◆ **Given material**:
^^^^^^^^

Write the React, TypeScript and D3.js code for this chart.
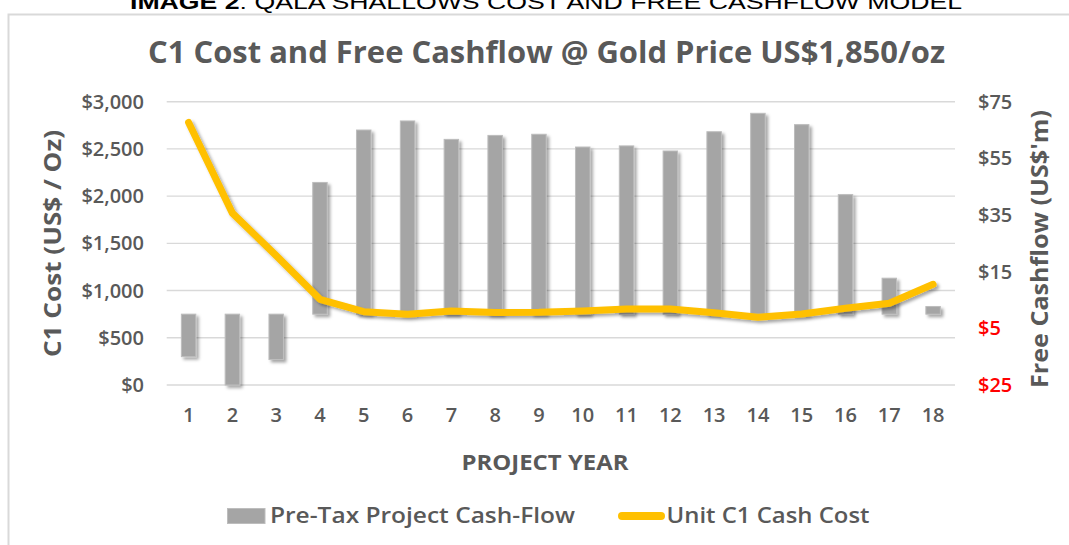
import React, { useEffect } from "react";
import * as d3 from "d3";

const years = ["1","2","3","4","5","6","7","8","9","10","11","12","13","14","15","16","17","18"];
const preTaxCashFlow = [-15, -25, -16, 46.5, 65, 68.2, 61.7, 63.1, 63.5, 59, 59.4, 57.6, 64.4, 70.9, 66.9, 42.2, 12.7, 2.7];
const unitC1Cost = [2780, 1820, 1370, 907, 776, 750, 784, 768, 770, 784, 805, 805, 766, 717, 752, 812, 865, 1066];
const leftTicks = [0, 500, 1000, 1500, 2000, 2500, 3000];
const rightTicks = [-25, -5, 15, 35, 55, 75];

const W = 1069, H = 545;
const FONT = "'Open Sans', 'Noto Sans', sans-serif";
const GREY = "#595959";

export default function App() {
  useEffect(() => {
    document.body.style.margin = "0";
  }, []);

  const plotL = 166.7, plotR = 955, plotT = 101.7, plotB = 385;
  const x = d3.scaleBand<string>().domain(years).range([plotL, plotR]).padding(0);
  const yL = d3.scaleLinear().domain([0, 3000]).range([plotB, plotT]);
  const yR = d3.scaleLinear().domain([-25, 75]).range([plotB, plotT]);
  const barW = x.step() * 0.33;
  const cx = (d: string) => (x(d) as number) + x.bandwidth() / 2;

  const line = d3.line<number>()
    .x((_, i) => cx(years[i]))
    .y((v) => yL(v))
    .curve(d3.curveLinear);

  const fmtL = (v: number) => "$" + d3.format(",")(v);

  return (
    <svg width={W} height={H} style={{ position: "absolute", left: 0, top: 0, background: "#fff" }}>
      <defs>
        <filter id="shadow" x="-50%" y="-20%" width="200%" height="140%">
          <feDropShadow dx="2.5" dy="2.5" stdDeviation="1.6" floodColor="#000" floodOpacity="0.35" />
        </filter>
      </defs>
      <rect x={0} y={0} width={W} height={H} fill="#fff" />
      {/* header */}
      <text x={546} y={9} textAnchor="middle" fontFamily="'Liberation Sans', Arial, sans-serif" fontSize={20}
        fill="#000" textLength={832} lengthAdjust="spacingAndGlyphs">
        <tspan fontWeight="bold">IMAGE 2</tspan>
        <tspan>: QALA SHALLOWS COST AND FREE CASHFLOW MODEL</tspan>
      </text>
      {/* chart frame */}
      <rect x={8.5} y={14.5} width={W + 10} height={H + 10} fill="#fff" stroke="#D9D9D9" strokeWidth={2} />
      {/* title */}
      <text x={546.5} y={63} textAnchor="middle" fontFamily={FONT} fontWeight="bold" fontSize={30}
        fill={GREY} textLength={797} lengthAdjust="spacingAndGlyphs">
        C1 Cost and Free Cashflow @ Gold Price US$1,850/oz
      </text>
      {/* gridlines */}
      {leftTicks.map((t) => (
        <line key={"g" + t} x1={plotL} x2={plotR} y1={yL(t)} y2={yL(t)} stroke="#D9D9D9" strokeWidth={1.4} />
      ))}
      {/* left tick labels */}
      {leftTicks.map((t) => (
        <text key={"l" + t} x={144} y={yL(t) + 7} textAnchor="end" fontFamily={FONT} fontSize={20}
          fontWeight={600} fill={GREY}>{fmtL(t)}</text>
      ))}
      {/* right tick labels */}
      {rightTicks.map((t) => (
        <text key={"r" + t} x={978} y={yR(t) + 7} textAnchor="start" fontFamily={FONT} fontSize={20}
          fontWeight={600} fill={t < 0 ? "#FF0000" : GREY}>{"$" + Math.abs(t)}</text>
      ))}
      {/* axis titles */}
      <text transform={`translate(61,243.5) rotate(-90)`} textAnchor="middle" fontFamily={FONT} fontSize={22.5}
        fontWeight="bold" fill={GREY} textLength={227} lengthAdjust="spacingAndGlyphs">C1 Cost (US$ / Oz)</text>
      <text transform={`translate(1047.5,249) rotate(-90)`} textAnchor="middle" fontFamily={FONT} fontSize={22.5}
        fontWeight="bold" fill={GREY} textLength={278} lengthAdjust="spacingAndGlyphs">Free Cashflow (US$'m)</text>
      {/* bars */}
      <g filter="url(#shadow)">
        {preTaxCashFlow.map((v, i) => {
          const y0 = yR(0), y1 = yR(v);
          return (
            <rect key={"b" + i} x={cx(years[i]) - barW / 2} y={Math.min(y0, y1)} width={barW}
              height={Math.abs(y1 - y0)} fill="#A5A5A5" stroke="#BDBDBD" strokeWidth={1} />
          );
        })}
      </g>
      {/* line */}
      <path d={line(unitC1Cost) || ""} fill="none" stroke="#FFC000" strokeWidth={7}
        strokeLinecap="round" strokeLinejoin="round" filter="url(#shadow)" />
      {/* x labels */}
      {years.map((y) => (
        <text key={"x" + y} x={cx(y)} y={421.5} textAnchor="middle" fontFamily={FONT} fontSize={20}
          fontWeight={600} fill={GREY}>{y}</text>
      ))}
      <text x={545} y={469.5} textAnchor="middle" fontFamily={FONT} fontSize={20.5} fontWeight="bold"
        fill={GREY} textLength={167} lengthAdjust="spacingAndGlyphs">PROJECT YEAR</text>
      {/* legend */}
      <rect x={227.5} y={508.5} width={37.5} height={15} fill="#A5A5A5" stroke="#BDBDBD" strokeWidth={1} />
      <text x={270} y={523.3} fontFamily={FONT} fontSize={21} fontWeight={600} fill={GREY}
        textLength={305} lengthAdjust="spacingAndGlyphs">Pre-Tax Project Cash-Flow</text>
      <line x1={622} x2={661} y1={516} y2={516} stroke="#FFC000" strokeWidth={8} strokeLinecap="round" />
      <text x={666.5} y={523.3} fontFamily={FONT} fontSize={21} fontWeight={600} fill={GREY}
        textLength={203} lengthAdjust="spacingAndGlyphs">Unit C1 Cash Cost</text>
    </svg>
  );
}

^^^^^^^^

Transcribe the full listing character for character. Pictures are excluded.

◆ **Response**:
Write the React, TypeScript and D3.js code for this chart.
import React, { useEffect } from "react";
import * as d3 from "d3";

const years = ["1","2","3","4","5","6","7","8","9","10","11","12","13","14","15","16","17","18"];
const preTaxCashFlow = [-15, -25, -16, 46.5, 65, 68.2, 61.7, 63.1, 63.5, 59, 59.4, 57.6, 64.4, 70.9, 66.9, 42.2, 12.7, 2.7];
const unitC1Cost = [2780, 1820, 1370, 907, 776, 750, 784, 768, 770, 784, 805, 805, 766, 717, 752, 812, 865, 1066];
const leftTicks = [0, 500, 1000, 1500, 2000, 2500, 3000];
const rightTicks = [-25, -5, 15, 35, 55, 75];

const W = 1069, H = 545;
const FONT = "'Open Sans', 'Noto Sans', sans-serif";
const GREY = "#595959";

export default function App() {
  useEffect(() => {
    document.body.style.margin = "0";
  }, []);

  const plotL = 166.7, plotR = 955, plotT = 101.7, plotB = 385;
  const x = d3.scaleBand<string>().domain(years).range([plotL, plotR]).padding(0);
  const yL = d3.scaleLinear().domain([0, 3000]).range([plotB, plotT]);
  const yR = d3.scaleLinear().domain([-25, 75]).range([plotB, plotT]);
  const barW = x.step() * 0.33;
  const cx = (d: string) => (x(d) as number) + x.bandwidth() / 2;

  const line = d3.line<number>()
    .x((_, i) => cx(years[i]))
    .y((v) => yL(v))
    .curve(d3.curveLinear);

  const fmtL = (v: number) => "$" + d3.format(",")(v);

  return (
    <svg width={W} height={H} style={{ position: "absolute", left: 0, top: 0, background: "#fff" }}>
      <defs>
        <filter id="shadow" x="-50%" y="-20%" width="200%" height="140%">
          <feDropShadow dx="2.5" dy="2.5" stdDeviation="1.6" floodColor="#000" floodOpacity="0.35" />
        </filter>
      </defs>
      <rect x={0} y={0} width={W} height={H} fill="#fff" />
      {/* header */}
      <text x={546} y={9} textAnchor="middle" fontFamily="'Liberation Sans', Arial, sans-serif" fontSize={20}
        fill="#000" textLength={832} lengthAdjust="spacingAndGlyphs">
        <tspan fontWeight="bold">IMAGE 2</tspan>
        <tspan>: QALA SHALLOWS COST AND FREE CASHFLOW MODEL</tspan>
      </text>
      {/* chart frame */}
      <rect x={8.5} y={14.5} width={W + 10} height={H + 10} fill="#fff" stroke="#D9D9D9" strokeWidth={2} />
      {/* title */}
      <text x={546.5} y={63} textAnchor="middle" fontFamily={FONT} fontWeight="bold" fontSize={30}
        fill={GREY} textLength={797} lengthAdjust="spacingAndGlyphs">
        C1 Cost and Free Cashflow @ Gold Price US$1,850/oz
      </text>
      {/* gridlines */}
      {leftTicks.map((t) => (
        <line key={"g" + t} x1={plotL} x2={plotR} y1={yL(t)} y2={yL(t)} stroke="#D9D9D9" strokeWidth={1.4} />
      ))}
      {/* left tick labels */}
      {leftTicks.map((t) => (
        <text key={"l" + t} x={144} y={yL(t) + 7} textAnchor="end" fontFamily={FONT} fontSize={20}
          fontWeight={600} fill={GREY}>{fmtL(t)}</text>
      ))}
      {/* right tick labels */}
      {rightTicks.map((t) => (
        <text key={"r" + t} x={978} y={yR(t) + 7} textAnchor="start" fontFamily={FONT} fontSize={20}
          fontWeight={600} fill={t < 0 ? "#FF0000" : GREY}>{"$" + Math.abs(t)}</text>
      ))}
      {/* axis titles */}
      <text transform={`translate(61,243.5) rotate(-90)`} textAnchor="middle" fontFamily={FONT} fontSize={22.5}
        fontWeight="bold" fill={GREY} textLength={227} lengthAdjust="spacingAndGlyphs">C1 Cost (US$ / Oz)</text>
      <text transform={`translate(1047.5,249) rotate(-90)`} textAnchor="middle" fontFamily={FONT} fontSize={22.5}
        fontWeight="bold" fill={GREY} textLength={278} lengthAdjust="spacingAndGlyphs">Free Cashflow (US$'m)</text>
      {/* bars */}
      <g filter="url(#shadow)">
        {preTaxCashFlow.map((v, i) => {
          const y0 = yR(0), y1 = yR(v);
          return (
            <rect key={"b" + i} x={cx(years[i]) - barW / 2} y={Math.min(y0, y1)} width={barW}
              height={Math.abs(y1 - y0)} fill="#A5A5A5" stroke="#BDBDBD" strokeWidth={1} />
          );
        })}
      </g>
      {/* line */}
      <path d={line(unitC1Cost) || ""} fill="none" stroke="#FFC000" strokeWidth={7}
        strokeLinecap="round" strokeLinejoin="round" filter="url(#shadow)" />
      {/* x labels */}
      {years.map((y) => (
        <text key={"x" + y} x={cx(y)} y={421.5} textAnchor="middle" fontFamily={FONT} fontSize={20}
          fontWeight={600} fill={GREY}>{y}</text>
      ))}
      <text x={545} y={469.5} textAnchor="middle" fontFamily={FONT} fontSize={20.5} fontWeight="bold"
        fill={GREY} textLength={167} lengthAdjust="spacingAndGlyphs">PROJECT YEAR</text>
      {/* legend */}
      <rect x={227.5} y={508.5} width={37.5} height={15} fill="#A5A5A5" stroke="#BDBDBD" strokeWidth={1} />
      <text x={270} y={523.3} fontFamily={FONT} fontSize={21} fontWeight={600} fill={GREY}
        textLength={305} lengthAdjust="spacingAndGlyphs">Pre-Tax Project Cash-Flow</text>
      <line x1={622} x2={661} y1={516} y2={516} stroke="#FFC000" strokeWidth={8} strokeLinecap="round" />
      <text x={666.5} y={523.3} fontFamily={FONT} fontSize={21} fontWeight={600} fill={GREY}
        textLength={203} lengthAdjust="spacingAndGlyphs">Unit C1 Cash Cost</text>
    </svg>
  );
}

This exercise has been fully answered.